Cela étant, je voudrais que le ministère de l'économie et des finances accepte de dialoguer vraiment avec les élus locaux. A ce titre, je présenterai deux remarques.
En premier lieu, la machine, fût-elle micro-informatique, ne remplace pas l'homme ou la femme. La relation établi avec l'élu local conforte le tissu social conformément à une certaine conception de la citoyenneté. Fermer des établissements locaux irait à l'encontre de cette orientation de votre gouvernement, du gouvernement que je soutiens.

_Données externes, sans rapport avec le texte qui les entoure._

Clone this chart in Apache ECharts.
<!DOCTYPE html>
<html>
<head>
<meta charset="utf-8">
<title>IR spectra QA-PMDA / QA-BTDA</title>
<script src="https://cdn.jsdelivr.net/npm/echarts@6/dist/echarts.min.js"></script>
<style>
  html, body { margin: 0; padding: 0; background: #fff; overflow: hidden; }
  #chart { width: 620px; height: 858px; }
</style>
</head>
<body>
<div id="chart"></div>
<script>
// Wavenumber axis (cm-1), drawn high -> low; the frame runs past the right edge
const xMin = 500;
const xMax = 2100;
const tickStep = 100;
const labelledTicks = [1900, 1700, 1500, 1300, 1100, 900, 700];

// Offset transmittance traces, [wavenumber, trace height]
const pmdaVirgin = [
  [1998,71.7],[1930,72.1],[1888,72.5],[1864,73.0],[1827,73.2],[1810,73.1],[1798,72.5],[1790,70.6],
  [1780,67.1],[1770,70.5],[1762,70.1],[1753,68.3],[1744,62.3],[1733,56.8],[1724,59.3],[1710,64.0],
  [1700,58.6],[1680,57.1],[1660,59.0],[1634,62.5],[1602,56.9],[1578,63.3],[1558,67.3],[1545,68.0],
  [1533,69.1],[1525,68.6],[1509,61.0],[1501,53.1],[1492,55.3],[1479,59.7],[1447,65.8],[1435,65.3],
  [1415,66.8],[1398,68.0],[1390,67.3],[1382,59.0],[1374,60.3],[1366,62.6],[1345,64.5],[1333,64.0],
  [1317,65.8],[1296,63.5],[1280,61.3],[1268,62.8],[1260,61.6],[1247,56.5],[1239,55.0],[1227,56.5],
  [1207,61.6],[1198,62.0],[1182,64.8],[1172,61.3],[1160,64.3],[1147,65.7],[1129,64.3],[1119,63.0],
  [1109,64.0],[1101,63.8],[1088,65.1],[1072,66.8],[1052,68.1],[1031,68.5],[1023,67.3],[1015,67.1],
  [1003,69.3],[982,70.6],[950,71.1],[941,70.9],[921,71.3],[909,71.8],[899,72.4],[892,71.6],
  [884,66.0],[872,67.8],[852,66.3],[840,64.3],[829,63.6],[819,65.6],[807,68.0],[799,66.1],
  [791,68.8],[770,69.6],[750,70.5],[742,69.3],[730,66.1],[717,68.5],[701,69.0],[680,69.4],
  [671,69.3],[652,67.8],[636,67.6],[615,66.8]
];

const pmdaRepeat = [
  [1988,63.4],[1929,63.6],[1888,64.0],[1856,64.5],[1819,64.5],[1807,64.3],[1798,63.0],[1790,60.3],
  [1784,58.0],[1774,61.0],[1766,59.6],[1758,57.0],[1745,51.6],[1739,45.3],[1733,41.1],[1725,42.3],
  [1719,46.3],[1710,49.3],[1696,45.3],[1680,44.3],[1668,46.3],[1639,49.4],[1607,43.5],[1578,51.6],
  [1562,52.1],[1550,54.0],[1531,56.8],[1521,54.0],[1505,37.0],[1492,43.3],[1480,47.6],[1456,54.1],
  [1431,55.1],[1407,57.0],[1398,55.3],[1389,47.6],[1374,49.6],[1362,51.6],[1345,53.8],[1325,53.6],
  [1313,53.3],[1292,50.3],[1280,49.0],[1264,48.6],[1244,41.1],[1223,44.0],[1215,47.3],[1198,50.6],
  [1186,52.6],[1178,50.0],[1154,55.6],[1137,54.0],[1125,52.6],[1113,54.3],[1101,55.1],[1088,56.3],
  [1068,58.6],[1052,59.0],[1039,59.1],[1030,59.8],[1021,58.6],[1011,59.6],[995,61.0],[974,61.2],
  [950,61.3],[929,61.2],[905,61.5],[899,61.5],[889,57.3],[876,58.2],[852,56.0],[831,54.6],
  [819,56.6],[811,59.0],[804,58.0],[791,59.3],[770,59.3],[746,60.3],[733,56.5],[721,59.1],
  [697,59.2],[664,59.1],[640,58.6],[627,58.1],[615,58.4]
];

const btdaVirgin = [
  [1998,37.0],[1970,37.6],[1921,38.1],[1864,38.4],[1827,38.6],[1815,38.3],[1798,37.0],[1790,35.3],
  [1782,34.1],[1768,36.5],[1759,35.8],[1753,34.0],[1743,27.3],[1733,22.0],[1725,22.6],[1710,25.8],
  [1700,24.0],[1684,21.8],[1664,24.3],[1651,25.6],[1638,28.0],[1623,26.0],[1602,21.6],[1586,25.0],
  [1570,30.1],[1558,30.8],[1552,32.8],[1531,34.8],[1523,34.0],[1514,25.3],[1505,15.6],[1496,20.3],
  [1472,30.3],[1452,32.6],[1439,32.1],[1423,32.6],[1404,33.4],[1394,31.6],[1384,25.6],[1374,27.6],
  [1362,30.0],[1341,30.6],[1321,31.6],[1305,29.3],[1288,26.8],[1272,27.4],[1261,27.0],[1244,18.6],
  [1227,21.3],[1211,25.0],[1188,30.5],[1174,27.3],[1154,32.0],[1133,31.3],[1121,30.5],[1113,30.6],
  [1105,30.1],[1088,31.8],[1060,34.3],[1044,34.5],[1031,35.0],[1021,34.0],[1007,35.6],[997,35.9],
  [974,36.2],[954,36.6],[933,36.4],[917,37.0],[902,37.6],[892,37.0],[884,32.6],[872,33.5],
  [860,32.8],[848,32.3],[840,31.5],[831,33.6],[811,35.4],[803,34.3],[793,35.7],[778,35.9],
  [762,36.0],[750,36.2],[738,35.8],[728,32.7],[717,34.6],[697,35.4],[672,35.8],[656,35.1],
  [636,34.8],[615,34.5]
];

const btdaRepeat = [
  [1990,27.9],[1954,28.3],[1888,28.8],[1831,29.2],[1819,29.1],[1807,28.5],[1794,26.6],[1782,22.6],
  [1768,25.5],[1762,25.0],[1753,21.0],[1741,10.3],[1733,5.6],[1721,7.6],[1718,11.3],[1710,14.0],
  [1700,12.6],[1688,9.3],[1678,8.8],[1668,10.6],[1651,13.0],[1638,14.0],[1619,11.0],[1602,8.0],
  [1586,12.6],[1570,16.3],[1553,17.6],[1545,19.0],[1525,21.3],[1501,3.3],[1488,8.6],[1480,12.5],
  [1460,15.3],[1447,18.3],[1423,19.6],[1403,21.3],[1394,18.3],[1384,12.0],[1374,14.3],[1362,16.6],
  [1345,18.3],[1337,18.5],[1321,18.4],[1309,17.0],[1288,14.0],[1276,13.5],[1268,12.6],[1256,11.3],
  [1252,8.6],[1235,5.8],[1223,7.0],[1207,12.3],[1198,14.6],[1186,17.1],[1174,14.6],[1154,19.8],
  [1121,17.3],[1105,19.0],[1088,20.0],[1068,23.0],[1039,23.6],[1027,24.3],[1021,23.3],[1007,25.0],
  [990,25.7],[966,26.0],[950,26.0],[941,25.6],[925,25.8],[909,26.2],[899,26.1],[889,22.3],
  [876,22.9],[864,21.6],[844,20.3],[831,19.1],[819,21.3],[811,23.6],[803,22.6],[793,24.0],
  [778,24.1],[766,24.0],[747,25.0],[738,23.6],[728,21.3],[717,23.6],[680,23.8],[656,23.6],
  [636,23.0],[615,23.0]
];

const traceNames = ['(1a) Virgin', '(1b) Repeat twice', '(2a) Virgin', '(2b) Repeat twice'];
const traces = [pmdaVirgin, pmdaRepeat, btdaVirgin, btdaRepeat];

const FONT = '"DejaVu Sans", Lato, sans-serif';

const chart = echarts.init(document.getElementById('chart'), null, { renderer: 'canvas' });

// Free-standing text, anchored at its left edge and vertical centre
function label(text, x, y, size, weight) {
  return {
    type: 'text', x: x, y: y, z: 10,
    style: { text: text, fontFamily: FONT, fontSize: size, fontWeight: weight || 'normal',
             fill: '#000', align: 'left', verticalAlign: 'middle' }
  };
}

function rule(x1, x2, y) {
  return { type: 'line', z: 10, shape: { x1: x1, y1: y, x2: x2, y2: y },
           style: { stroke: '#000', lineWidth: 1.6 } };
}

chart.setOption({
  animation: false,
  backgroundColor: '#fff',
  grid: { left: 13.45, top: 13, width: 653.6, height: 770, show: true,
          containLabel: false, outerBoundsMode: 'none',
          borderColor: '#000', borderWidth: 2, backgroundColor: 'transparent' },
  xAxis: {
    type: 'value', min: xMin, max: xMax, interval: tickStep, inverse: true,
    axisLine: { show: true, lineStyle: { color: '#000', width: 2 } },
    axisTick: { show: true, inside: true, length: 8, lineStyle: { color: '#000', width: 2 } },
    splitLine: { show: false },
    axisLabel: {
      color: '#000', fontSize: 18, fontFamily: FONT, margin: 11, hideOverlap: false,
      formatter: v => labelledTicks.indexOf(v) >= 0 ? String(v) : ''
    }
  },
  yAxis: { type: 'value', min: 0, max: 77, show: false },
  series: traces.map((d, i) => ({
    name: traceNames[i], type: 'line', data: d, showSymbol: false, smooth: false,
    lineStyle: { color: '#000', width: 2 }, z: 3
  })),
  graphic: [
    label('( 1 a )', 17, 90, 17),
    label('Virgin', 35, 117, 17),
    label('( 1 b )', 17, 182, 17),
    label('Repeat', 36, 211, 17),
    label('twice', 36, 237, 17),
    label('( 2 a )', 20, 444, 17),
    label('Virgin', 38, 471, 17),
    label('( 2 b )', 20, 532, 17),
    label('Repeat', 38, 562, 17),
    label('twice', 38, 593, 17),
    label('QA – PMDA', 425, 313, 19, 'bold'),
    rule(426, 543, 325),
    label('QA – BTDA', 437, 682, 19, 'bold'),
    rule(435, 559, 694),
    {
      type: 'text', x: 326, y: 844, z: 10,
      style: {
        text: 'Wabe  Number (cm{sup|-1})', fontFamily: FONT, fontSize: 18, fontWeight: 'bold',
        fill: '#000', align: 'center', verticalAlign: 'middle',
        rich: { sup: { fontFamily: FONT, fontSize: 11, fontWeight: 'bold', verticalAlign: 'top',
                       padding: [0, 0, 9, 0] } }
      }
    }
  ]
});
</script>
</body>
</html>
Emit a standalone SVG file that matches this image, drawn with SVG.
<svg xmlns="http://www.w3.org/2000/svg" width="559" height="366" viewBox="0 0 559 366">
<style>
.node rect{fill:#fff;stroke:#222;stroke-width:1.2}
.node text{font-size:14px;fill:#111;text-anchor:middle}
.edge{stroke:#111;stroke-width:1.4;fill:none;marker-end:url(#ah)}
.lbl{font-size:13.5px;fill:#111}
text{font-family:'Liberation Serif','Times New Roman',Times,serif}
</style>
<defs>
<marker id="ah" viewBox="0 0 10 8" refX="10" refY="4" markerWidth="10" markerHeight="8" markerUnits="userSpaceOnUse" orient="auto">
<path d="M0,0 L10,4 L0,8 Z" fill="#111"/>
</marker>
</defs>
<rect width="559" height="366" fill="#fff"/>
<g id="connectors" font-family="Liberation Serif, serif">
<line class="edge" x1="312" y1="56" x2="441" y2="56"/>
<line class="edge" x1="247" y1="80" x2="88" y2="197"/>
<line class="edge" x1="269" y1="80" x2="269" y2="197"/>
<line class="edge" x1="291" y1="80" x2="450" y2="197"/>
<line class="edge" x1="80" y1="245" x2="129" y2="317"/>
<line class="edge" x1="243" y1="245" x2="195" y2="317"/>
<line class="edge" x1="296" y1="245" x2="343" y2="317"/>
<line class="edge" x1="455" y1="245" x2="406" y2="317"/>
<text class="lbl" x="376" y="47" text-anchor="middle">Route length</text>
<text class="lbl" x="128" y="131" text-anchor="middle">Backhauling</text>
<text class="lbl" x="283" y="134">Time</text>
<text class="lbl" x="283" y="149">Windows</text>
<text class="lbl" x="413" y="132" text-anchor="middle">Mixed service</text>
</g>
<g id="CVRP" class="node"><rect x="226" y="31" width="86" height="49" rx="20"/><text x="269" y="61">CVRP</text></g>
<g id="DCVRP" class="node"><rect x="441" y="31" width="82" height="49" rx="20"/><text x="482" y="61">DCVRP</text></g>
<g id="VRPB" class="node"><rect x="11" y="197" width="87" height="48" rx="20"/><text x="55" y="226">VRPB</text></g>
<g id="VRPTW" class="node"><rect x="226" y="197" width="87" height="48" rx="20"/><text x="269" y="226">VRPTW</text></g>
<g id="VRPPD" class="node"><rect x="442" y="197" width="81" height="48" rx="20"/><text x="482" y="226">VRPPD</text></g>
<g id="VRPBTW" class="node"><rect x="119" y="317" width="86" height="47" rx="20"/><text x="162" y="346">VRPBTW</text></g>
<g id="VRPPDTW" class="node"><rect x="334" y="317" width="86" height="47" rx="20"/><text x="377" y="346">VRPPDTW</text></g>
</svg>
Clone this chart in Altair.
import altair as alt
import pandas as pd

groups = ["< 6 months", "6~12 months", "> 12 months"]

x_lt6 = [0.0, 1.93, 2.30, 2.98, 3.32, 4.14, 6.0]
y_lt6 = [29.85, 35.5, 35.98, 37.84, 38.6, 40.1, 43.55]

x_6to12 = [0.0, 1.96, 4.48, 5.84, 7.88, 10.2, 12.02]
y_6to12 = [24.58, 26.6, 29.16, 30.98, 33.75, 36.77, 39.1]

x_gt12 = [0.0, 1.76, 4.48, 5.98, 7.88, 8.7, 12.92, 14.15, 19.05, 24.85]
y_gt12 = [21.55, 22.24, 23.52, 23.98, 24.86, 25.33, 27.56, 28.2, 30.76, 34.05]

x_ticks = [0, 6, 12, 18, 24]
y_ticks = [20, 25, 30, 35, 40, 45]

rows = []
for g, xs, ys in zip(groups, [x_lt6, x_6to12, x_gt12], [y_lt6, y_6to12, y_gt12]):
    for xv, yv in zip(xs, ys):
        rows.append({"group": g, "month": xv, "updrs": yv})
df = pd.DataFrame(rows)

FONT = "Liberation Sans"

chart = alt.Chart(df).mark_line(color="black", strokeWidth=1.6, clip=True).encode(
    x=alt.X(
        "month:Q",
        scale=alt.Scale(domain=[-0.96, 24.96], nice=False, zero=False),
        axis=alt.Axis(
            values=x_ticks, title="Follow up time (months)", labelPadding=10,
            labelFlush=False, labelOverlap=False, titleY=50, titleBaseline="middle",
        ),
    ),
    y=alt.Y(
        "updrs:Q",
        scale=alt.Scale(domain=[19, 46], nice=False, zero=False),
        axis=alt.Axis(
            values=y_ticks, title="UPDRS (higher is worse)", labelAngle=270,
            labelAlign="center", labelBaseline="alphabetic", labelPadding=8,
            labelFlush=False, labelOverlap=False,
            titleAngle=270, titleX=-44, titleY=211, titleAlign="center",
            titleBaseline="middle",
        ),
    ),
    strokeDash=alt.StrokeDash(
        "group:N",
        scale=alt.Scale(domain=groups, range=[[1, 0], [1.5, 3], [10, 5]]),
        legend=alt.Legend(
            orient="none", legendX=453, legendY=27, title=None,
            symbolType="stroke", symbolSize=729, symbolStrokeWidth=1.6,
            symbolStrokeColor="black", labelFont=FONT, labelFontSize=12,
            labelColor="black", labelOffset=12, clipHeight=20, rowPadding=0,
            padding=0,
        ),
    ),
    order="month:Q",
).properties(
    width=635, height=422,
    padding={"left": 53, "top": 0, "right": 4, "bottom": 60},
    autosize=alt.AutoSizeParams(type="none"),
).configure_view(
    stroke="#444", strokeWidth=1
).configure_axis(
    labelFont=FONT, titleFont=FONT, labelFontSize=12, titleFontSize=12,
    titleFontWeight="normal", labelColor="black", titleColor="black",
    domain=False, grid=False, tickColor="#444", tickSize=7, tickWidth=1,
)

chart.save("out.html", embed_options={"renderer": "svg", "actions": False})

En second lieu, il est important que le ministère de l'économie et des finances, qui est si bien pourvu en matériel informatique, nous communique les chiffres que j'ai demandés, c'est-à-dire le taux de rentrées fiscales par strate de communes et non par département, puisque les chiffres par département sont parfaitement aléatoires et ne présentent strictement aucun intérêt, en tout cas pour les parlementaires que nous sommes. Il est en effet à peu près avéré que plus on rapproche la perception de l'impôt du terrain, mieux l'impôt rentre, et que plus on l'éloigne, moins la fiscalité est opératoire.
Encore faudrait-il pour apporter cette démonstration que le ministère de l'économie et des finances joue franc jeu avec le Parlement.